Sunday, January 20, 2008

The Three Essential F's in Life

Number 1: Family
This one is, as my best friends would say, very "questionable" (well, at least for me right now). It's funny because today marks my third week, or rather third Sunday, attending church. I've been absolutely loving the sermons. They've all made me laugh out loud and were very memorable. So far, I've cried every time I've gone to church, but not because I was depressed, but because I was just so grateful, as cheesy as that sounds. When it was prayer time, Andrew immediately grabbed my hands and held them tightly. Then he started praying FOR ME. I realized that even when Andrew annoys me whenever he over-teases me, I still love him. He was the one who lead me the way to church, and without him, I would be the same girl who didn't care about going to church, but still considered herself to be labeled as a "Christian". Anyways, back to the main point. Although my real family seems to be broken, church has become my new family. Every week, we are asked to confess, either it be sins or something in our life that needs mending. I feel guilty for not opening up to anyone, especially at church where I know everyone will listen and pray for me, but I just feel that I'm not ready to tell these unfamiliar faces my life story. Maybe another day, but not any time soon. I'm surprised that I'm not even sad over my dad's poor judgment, but I. Just. Don't. Care! I guess it's both good and bad, but whatever. As my boyfriend says it.."I'll live."

Number 2: Friends
One thing that I don't think anyone in this world deserves to live without is friends. I have friends, but the ones dear to my heart are, of course, my best friends. I'd have to say that I'm pretty let down by my own best friends. I always managed my friends well and made sure that I didn't hang out with anyone who would be detrimental to my education, life, and most importantly, me. I share a rather..weird?..relationship with my male best friends. I see countless flaws in them, but I still love them to death. Even when it comes down to them losing their virginity, but I guess it's just a natural temptation that they just couldn't resist. I feel foolish for being so naive this entire time, but when I found out, I grew completely hateful towards them. I've cooled down after some long ranting. I even see many flaws within my boyfriend, but I see past all that and still love him and my best friends. I hope that everyone in this world meets their one "besty" or "BFFF" because being able to communicate through subtle notions like a quick glance and knowing that your significant best friend understands these notions is just funny and amazing. So it all comes down to Elizabeth, Wilson, Chris and Carder. I absolutely love them.

Number 3: Food
Don't laugh because it's true. You need food to live! Duh. =) But seriously, food is wonderful. I've spent nearly all my money on food this past week (and maybe the weeks before). One of the best feelings is when you satisfy yourself after a craving. Food always makes me happy..unless I intake too much of it, but other than that, I always find myself delighted when I eat. Gaud, I sound like an obese mother effer so I'll keep this section short. I had CPK yesterday with Wilson. Mm, I loved the pizza and pasta. And I had yogurt three times this week. 5-7 dollars each time..and it's just YOGURT. So you get the point. I love food.

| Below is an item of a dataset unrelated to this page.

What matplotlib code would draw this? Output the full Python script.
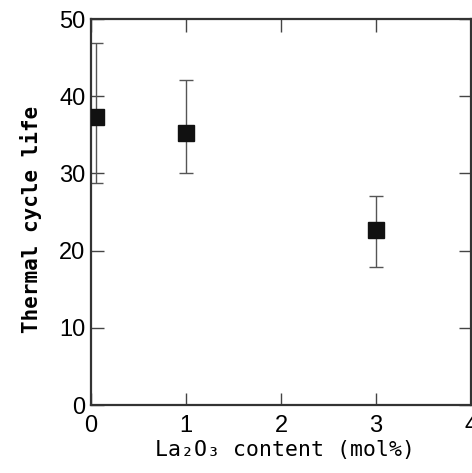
import matplotlib
matplotlib.use("Agg")
import matplotlib.pyplot as plt

# Data
la2o3_content = [0.05, 1.0, 3.0]
cycle_life = [37.3, 35.2, 22.7]
err_upper = [46.9, 42.1, 27.1]
err_lower = [28.7, 30.0, 17.9]

x_ticks = [0, 1, 2, 3, 4]
y_ticks = [0, 10, 20, 30, 40, 50]

yerr = [[c - lo for c, lo in zip(cycle_life, err_lower)],
        [hi - c for c, hi in zip(cycle_life, err_upper)]]

fig = plt.figure(figsize=(4.72, 4.73), dpi=100)
ax = fig.add_axes([91/472, 1 - 405/473, (471 - 91)/472, (405 - 19)/473])

ax.errorbar(la2o3_content, cycle_life, yerr=yerr, fmt='none', ecolor='#555555',
            elinewidth=1.0, capsize=5, capthick=1.0, zorder=2)
ax.plot(la2o3_content, cycle_life, 's', color='#111111', markersize=11.5, zorder=3)

ax.set_xlim(0, 4)
ax.set_ylim(0, 50)
ax.set_xticks(x_ticks)
ax.set_yticks(y_ticks)
ax.set_xticklabels([str(v) for v in x_ticks], fontsize=17, family='Liberation Sans')
ax.set_yticklabels([str(v) for v in y_ticks], fontsize=17, family='Liberation Sans')
ax.tick_params(axis='both', direction='in', length=9, width=1.0, color='#444444',
               top=True, right=True)
ax.tick_params(axis='x', pad=7)
ax.tick_params(axis='y', pad=4)

for s in ax.spines.values():
    s.set_linewidth(1.6)
    s.set_color('#333333')

ax.set_xlabel('La₂O₃ content (mol%)', fontsize=15.5, family='DejaVu Sans Mono')
ax.set_ylabel('Thermal cycle life', fontsize=15, family='DejaVu Sans Mono',
              fontweight='bold')
ax.xaxis.set_label_coords(0.51, -0.09)
ax.yaxis.set_label_coords(-0.13, 0.48)

fig.savefig('out.png', dpi=100)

Aside from the three F's..

I got asked to Winter Formal yesterday by Wilson like this:

We were watching Love Actually on Thursday, and I guess he took note of the scene when I said it was cute. I'm not that excited for Formal, but maybe because finals are this week. Killed ittt!

I think I'm going to write in this thing for reals this time. I need to keep a track of my daily life so that when I'm old and saggy..I'll reminisce and laugh/cry/smile.

Good night/morning!

1 comment:

LAEU Alumni said...

I only tease you because I think of you like a sister, and that's what siblings do. =)

I always pray for you, to become stronger each day.